#### [Task objective]
Retype word for word the first line of the listing and each line after it up to the line with "import plotly.graph_objects as go", with the pictures taken out.

#### [Data shown]
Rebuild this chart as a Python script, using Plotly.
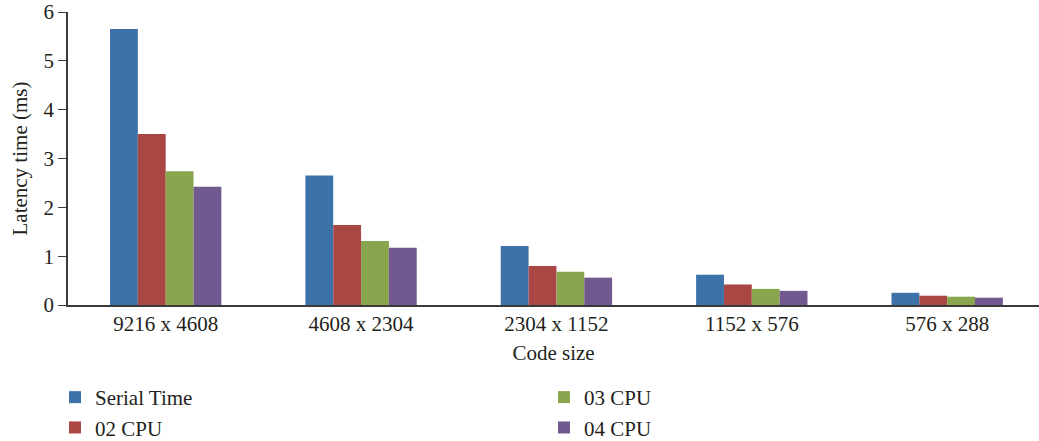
import plotly.graph_objects as go

categories = ["9216 x 4608", "4608 x 2304", "2304 x 1152", "1152 x 576", "576 x 288"]
serial_time = [5.65, 2.65, 1.21, 0.62, 0.25]
cpu_02 = [3.50, 1.64, 0.80, 0.42, 0.19]
cpu_03 = [2.74, 1.31, 0.68, 0.33, 0.17]
cpu_04 = [2.42, 1.17, 0.56, 0.29, 0.15]

series = [
    ("Serial Time", serial_time, "#3C72A8", "legend"),
    ("02 CPU", cpu_02, "#AA4643", "legend"),
    ("03 CPU", cpu_03, "#89A54E", "legend2"),
    ("04 CPU", cpu_04, "#71588F", "legend2"),
]

FONT = "Liberation Serif, Times New Roman, serif"
TXT = "#231F20"
FS = 21

fig = go.Figure()
for name, vals, color, leg in series:
    fig.add_trace(go.Bar(x=categories, y=vals, name=name, marker_color=color,
                         marker_line_width=0, legend=leg))

leg_common = dict(xanchor="left", yanchor="top", orientation="v",
                  xref="container", yref="container",
                  font=dict(family=FONT, size=FS, color=TXT), tracegroupgap=0,
                  itemwidth=30, bgcolor="rgba(0,0,0,0)")

fig.update_layout(
    width=1039, height=441,
    margin=dict(l=68, r=0, t=12, b=136, autoexpand=False),
    paper_bgcolor="white", plot_bgcolor="white",
    font=dict(family=FONT, size=FS, color=TXT),
    barmode="group", bargap=0.43, bargroupgap=0,
    showlegend=True,
    legend=dict(x=55 / 1039, y=1 - 377 / 441, **leg_common),
    legend2=dict(x=544 / 1039, y=1 - 377 / 441, **leg_common),
)
fig.update_xaxes(
    range=[-0.5, 4.47], showline=True, linecolor="#3A3A3A", linewidth=2,
    ticks="", showgrid=False, automargin=True, ticklabelstandoff=-1,
    tickfont=dict(family=FONT, size=FS, color=TXT),
    title=dict(text="Code size", standoff=10, font=dict(family=FONT, size=FS, color=TXT)),
)
fig.update_yaxes(
    range=[0, 6], dtick=1, showline=True, linecolor="#3A3A3A", linewidth=1.5,
    ticks="outside", ticklen=8, tickcolor="#3A3A3A", showgrid=False, zeroline=False,
    automargin=False,
    tickfont=dict(family=FONT, size=FS, color=TXT),
)
fig.add_annotation(
    text="Latency time (ms)", textangle=-90, showarrow=False,
    xref="paper", yref="paper", x=(19 - 68) / 971, y=0.5,
    xanchor="center", yanchor="middle",
    font=dict(family=FONT, size=FS, color=TXT),
)

fig.write_html("out.html", post_script="document.body.style.margin='0';",
               config={"displayModeBar": False})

#### [Output of the task]
Rebuild this chart as a Python script, using Plotly.
import plotly.graph_objects as go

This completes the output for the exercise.